# [PROBLEM STATEMENT]
Consider the listing below. Extract exactly the lines from the line containing "Generate a Python" to the line containing "8e-4, 6e-4, 4.3e-4, 3.2e-4, 2.35e-4, 2e-4, 1.8e-4]", both included.

# [DATA SUPPLIED]
□ □ □

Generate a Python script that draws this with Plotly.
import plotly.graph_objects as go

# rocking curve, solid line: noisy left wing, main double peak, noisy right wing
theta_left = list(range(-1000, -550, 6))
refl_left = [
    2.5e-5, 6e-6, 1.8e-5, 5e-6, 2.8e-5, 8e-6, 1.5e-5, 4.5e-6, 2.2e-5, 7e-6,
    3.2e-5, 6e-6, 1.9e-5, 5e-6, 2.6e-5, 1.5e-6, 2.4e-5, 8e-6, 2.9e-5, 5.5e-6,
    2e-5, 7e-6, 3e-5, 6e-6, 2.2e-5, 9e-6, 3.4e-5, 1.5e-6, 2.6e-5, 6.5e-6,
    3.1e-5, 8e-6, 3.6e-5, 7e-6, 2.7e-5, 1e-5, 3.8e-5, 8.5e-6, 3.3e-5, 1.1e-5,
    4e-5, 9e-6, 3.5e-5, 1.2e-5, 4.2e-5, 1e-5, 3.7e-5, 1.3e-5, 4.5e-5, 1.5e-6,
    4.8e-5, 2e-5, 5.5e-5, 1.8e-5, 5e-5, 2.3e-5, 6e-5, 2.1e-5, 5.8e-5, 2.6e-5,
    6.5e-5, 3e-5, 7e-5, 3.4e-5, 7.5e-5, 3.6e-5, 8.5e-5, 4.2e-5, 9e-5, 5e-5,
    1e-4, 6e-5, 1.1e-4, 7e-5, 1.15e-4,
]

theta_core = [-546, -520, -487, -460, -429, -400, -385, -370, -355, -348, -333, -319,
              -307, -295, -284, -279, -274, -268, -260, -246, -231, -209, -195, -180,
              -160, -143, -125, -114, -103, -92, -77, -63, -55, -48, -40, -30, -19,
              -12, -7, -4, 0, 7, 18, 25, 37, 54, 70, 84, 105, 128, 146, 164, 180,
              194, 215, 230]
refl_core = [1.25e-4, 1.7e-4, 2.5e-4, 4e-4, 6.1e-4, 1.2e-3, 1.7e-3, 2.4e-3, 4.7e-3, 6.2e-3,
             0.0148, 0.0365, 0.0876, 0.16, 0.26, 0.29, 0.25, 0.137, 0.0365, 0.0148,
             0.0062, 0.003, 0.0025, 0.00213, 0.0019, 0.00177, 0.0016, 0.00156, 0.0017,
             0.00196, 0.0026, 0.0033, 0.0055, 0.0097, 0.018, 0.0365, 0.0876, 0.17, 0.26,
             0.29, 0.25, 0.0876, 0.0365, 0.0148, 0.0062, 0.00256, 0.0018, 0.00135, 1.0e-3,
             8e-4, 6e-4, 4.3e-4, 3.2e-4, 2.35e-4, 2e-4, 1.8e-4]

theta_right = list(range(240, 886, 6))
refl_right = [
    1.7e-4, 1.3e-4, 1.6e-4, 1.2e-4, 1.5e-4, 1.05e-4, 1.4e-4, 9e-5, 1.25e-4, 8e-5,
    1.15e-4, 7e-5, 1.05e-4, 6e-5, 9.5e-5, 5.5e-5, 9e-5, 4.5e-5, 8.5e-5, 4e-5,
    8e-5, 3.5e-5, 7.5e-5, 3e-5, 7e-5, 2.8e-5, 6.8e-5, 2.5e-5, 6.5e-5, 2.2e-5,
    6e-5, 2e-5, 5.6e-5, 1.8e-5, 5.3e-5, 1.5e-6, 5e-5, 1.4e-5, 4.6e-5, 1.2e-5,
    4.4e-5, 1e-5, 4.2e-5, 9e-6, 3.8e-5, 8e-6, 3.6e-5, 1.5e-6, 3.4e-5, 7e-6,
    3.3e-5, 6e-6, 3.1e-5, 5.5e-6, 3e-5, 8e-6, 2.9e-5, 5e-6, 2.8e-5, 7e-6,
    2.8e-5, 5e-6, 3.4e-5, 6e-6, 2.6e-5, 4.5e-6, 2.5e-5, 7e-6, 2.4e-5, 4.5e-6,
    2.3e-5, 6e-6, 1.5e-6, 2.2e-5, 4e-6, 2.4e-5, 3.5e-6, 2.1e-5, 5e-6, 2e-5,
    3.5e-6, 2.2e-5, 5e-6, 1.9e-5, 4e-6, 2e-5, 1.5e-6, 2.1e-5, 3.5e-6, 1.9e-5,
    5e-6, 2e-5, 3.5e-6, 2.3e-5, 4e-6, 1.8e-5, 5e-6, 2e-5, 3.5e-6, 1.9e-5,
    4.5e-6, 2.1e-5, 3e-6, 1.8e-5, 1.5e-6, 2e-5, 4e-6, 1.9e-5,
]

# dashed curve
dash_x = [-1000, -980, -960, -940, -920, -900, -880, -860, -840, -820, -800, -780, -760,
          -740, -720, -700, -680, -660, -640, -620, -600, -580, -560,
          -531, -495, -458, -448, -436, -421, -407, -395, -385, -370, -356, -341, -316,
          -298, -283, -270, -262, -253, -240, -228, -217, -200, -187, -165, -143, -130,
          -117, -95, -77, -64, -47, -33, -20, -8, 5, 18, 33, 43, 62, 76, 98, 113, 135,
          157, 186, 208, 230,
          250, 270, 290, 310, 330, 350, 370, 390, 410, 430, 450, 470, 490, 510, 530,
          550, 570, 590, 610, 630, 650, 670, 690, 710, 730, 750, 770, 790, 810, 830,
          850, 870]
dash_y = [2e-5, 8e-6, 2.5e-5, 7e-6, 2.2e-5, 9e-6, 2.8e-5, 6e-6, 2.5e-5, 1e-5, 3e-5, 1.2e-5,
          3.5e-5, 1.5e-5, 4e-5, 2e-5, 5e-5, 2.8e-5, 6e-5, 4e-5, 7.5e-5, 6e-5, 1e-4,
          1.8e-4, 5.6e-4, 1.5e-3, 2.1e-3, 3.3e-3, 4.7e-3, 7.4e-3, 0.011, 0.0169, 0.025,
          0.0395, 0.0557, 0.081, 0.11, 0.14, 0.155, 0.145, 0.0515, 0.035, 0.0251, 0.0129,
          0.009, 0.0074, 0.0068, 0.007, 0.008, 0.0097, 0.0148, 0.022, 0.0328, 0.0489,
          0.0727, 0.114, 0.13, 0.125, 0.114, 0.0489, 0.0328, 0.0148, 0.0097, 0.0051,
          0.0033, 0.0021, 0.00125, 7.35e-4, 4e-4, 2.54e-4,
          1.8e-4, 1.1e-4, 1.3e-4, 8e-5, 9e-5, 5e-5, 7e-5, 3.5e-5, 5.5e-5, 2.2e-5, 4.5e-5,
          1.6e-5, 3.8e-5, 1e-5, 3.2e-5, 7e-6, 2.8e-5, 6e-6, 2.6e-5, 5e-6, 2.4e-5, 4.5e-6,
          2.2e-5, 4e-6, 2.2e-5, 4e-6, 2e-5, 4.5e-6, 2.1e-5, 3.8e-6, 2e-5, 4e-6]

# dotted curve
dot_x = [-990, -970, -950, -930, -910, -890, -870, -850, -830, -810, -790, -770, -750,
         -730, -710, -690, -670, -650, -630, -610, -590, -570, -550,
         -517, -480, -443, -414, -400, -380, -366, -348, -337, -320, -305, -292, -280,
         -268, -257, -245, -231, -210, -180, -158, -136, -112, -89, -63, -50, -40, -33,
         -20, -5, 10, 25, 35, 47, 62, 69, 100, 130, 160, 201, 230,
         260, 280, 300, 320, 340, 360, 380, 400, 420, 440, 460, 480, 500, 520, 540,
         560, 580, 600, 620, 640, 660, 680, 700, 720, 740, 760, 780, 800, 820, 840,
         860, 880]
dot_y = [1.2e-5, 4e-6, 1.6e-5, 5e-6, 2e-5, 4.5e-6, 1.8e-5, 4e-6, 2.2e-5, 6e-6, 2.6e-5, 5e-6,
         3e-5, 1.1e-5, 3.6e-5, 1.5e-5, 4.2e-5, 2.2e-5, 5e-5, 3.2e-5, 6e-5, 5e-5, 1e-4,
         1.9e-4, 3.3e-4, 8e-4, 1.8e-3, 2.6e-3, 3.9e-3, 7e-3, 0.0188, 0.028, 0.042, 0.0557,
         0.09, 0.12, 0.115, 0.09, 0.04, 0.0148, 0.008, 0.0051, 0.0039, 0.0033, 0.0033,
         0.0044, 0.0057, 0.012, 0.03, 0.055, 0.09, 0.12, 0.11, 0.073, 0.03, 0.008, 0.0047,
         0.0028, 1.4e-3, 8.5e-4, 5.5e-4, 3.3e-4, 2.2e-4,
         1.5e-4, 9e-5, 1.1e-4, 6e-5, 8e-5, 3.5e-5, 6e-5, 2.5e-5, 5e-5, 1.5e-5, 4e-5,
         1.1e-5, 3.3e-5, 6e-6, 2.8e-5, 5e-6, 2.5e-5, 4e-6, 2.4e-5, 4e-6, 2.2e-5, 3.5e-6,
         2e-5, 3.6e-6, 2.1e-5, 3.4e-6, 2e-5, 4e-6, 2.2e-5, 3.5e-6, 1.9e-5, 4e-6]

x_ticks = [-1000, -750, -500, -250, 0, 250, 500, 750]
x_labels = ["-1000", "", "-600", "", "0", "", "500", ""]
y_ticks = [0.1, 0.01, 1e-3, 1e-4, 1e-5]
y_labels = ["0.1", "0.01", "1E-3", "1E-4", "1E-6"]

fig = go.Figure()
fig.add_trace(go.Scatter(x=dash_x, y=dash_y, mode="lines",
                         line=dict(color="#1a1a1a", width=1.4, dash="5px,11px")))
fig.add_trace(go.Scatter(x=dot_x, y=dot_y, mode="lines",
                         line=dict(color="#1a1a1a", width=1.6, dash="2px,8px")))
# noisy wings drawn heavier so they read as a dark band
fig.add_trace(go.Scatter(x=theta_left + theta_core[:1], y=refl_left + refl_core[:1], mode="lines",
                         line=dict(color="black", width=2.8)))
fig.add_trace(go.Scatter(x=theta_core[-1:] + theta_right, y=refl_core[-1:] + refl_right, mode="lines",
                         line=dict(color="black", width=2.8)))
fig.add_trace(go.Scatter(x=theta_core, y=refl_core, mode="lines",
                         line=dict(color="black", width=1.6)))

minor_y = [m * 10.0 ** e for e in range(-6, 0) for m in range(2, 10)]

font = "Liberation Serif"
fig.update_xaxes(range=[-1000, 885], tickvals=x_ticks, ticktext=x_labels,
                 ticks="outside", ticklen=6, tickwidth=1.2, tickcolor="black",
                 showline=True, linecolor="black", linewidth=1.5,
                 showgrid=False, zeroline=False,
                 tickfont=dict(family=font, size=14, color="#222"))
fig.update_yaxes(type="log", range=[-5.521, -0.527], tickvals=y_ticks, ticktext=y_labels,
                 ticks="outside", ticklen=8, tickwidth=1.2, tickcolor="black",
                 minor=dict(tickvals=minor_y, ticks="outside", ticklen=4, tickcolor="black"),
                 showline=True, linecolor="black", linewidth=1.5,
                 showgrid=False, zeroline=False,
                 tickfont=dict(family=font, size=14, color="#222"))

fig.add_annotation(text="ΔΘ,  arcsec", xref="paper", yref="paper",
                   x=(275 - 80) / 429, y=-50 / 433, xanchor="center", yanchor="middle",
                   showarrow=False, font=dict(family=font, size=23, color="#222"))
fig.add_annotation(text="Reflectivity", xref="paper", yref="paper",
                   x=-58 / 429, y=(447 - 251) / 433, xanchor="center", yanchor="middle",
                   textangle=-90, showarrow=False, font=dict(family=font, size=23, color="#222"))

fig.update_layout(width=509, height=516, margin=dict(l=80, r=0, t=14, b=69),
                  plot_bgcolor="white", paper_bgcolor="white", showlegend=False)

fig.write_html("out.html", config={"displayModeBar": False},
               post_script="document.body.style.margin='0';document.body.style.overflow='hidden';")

□ □ □

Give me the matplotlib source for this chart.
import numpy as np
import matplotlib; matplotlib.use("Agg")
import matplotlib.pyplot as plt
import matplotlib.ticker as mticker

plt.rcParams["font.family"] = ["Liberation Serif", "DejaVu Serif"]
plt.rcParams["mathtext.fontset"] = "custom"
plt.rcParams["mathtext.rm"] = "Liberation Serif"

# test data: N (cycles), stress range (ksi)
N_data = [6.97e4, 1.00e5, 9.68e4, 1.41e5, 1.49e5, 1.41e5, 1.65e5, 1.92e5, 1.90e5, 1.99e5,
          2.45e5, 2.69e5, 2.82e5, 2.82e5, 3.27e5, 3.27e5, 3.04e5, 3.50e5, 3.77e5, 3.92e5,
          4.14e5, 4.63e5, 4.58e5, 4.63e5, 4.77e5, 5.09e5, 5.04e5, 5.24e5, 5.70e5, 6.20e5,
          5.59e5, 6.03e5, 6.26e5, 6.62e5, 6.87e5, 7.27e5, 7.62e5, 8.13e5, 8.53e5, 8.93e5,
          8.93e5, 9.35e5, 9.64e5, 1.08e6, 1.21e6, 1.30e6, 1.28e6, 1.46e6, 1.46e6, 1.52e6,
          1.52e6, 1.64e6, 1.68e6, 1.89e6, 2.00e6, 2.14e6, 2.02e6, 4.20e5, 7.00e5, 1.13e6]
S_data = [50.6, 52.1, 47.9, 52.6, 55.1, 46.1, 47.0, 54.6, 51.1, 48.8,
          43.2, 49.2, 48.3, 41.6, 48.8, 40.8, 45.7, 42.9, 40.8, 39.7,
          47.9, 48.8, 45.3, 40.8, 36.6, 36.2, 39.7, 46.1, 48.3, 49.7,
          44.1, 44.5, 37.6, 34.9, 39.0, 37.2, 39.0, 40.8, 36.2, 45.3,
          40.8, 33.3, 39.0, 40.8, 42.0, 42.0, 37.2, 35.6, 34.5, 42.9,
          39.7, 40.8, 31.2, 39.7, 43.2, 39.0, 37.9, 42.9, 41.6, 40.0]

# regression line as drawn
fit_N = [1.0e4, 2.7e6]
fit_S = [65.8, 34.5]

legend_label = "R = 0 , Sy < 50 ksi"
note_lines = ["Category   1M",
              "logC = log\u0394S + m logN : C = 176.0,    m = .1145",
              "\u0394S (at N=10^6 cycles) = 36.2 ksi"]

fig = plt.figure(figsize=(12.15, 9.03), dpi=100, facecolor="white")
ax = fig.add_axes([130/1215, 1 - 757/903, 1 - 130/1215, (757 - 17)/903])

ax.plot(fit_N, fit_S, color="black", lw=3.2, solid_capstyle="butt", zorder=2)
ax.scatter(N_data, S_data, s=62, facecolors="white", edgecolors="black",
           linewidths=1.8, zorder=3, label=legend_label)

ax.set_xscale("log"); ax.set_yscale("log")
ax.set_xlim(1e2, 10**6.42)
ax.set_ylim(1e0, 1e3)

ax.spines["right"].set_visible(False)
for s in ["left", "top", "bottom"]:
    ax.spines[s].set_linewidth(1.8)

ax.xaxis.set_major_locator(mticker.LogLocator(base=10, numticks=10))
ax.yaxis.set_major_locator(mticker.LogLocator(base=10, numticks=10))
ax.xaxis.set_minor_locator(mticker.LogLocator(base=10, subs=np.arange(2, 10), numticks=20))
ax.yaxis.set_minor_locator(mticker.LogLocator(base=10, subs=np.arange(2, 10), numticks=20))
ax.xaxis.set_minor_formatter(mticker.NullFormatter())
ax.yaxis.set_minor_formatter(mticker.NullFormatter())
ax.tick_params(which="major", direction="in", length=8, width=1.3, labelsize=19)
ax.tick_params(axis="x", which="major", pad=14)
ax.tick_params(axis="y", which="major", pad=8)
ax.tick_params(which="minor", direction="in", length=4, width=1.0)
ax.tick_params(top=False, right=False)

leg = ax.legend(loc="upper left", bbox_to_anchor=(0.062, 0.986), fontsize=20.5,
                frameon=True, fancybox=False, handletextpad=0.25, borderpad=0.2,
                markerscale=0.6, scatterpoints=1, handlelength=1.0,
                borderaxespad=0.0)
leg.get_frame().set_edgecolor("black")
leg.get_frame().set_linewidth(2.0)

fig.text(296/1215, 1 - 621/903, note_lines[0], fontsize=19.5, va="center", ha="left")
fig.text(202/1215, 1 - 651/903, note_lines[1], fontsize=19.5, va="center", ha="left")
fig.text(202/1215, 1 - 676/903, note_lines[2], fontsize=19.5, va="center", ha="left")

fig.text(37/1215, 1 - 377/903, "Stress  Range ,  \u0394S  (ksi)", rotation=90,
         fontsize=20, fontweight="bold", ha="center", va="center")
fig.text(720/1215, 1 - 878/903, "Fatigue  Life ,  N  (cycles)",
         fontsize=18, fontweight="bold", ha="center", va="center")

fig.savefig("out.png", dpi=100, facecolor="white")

□ □ □

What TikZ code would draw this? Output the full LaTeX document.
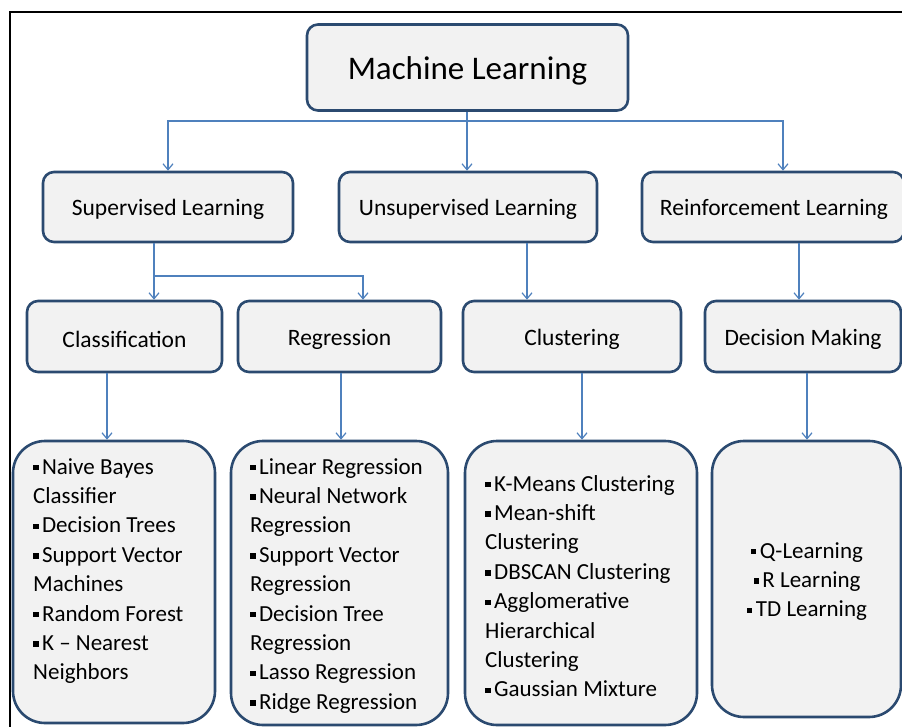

□ □ □

# [WRITTEN ANSWER]
Generate a Python script that draws this with Plotly.
import plotly.graph_objects as go

# rocking curve, solid line: noisy left wing, main double peak, noisy right wing
theta_left = list(range(-1000, -550, 6))
refl_left = [
    2.5e-5, 6e-6, 1.8e-5, 5e-6, 2.8e-5, 8e-6, 1.5e-5, 4.5e-6, 2.2e-5, 7e-6,
    3.2e-5, 6e-6, 1.9e-5, 5e-6, 2.6e-5, 1.5e-6, 2.4e-5, 8e-6, 2.9e-5, 5.5e-6,
    2e-5, 7e-6, 3e-5, 6e-6, 2.2e-5, 9e-6, 3.4e-5, 1.5e-6, 2.6e-5, 6.5e-6,
    3.1e-5, 8e-6, 3.6e-5, 7e-6, 2.7e-5, 1e-5, 3.8e-5, 8.5e-6, 3.3e-5, 1.1e-5,
    4e-5, 9e-6, 3.5e-5, 1.2e-5, 4.2e-5, 1e-5, 3.7e-5, 1.3e-5, 4.5e-5, 1.5e-6,
    4.8e-5, 2e-5, 5.5e-5, 1.8e-5, 5e-5, 2.3e-5, 6e-5, 2.1e-5, 5.8e-5, 2.6e-5,
    6.5e-5, 3e-5, 7e-5, 3.4e-5, 7.5e-5, 3.6e-5, 8.5e-5, 4.2e-5, 9e-5, 5e-5,
    1e-4, 6e-5, 1.1e-4, 7e-5, 1.15e-4,
]

theta_core = [-546, -520, -487, -460, -429, -400, -385, -370, -355, -348, -333, -319,
              -307, -295, -284, -279, -274, -268, -260, -246, -231, -209, -195, -180,
              -160, -143, -125, -114, -103, -92, -77, -63, -55, -48, -40, -30, -19,
              -12, -7, -4, 0, 7, 18, 25, 37, 54, 70, 84, 105, 128, 146, 164, 180,
              194, 215, 230]
refl_core = [1.25e-4, 1.7e-4, 2.5e-4, 4e-4, 6.1e-4, 1.2e-3, 1.7e-3, 2.4e-3, 4.7e-3, 6.2e-3,
             0.0148, 0.0365, 0.0876, 0.16, 0.26, 0.29, 0.25, 0.137, 0.0365, 0.0148,
             0.0062, 0.003, 0.0025, 0.00213, 0.0019, 0.00177, 0.0016, 0.00156, 0.0017,
             0.00196, 0.0026, 0.0033, 0.0055, 0.0097, 0.018, 0.0365, 0.0876, 0.17, 0.26,
             0.29, 0.25, 0.0876, 0.0365, 0.0148, 0.0062, 0.00256, 0.0018, 0.00135, 1.0e-3,
             8e-4, 6e-4, 4.3e-4, 3.2e-4, 2.35e-4, 2e-4, 1.8e-4]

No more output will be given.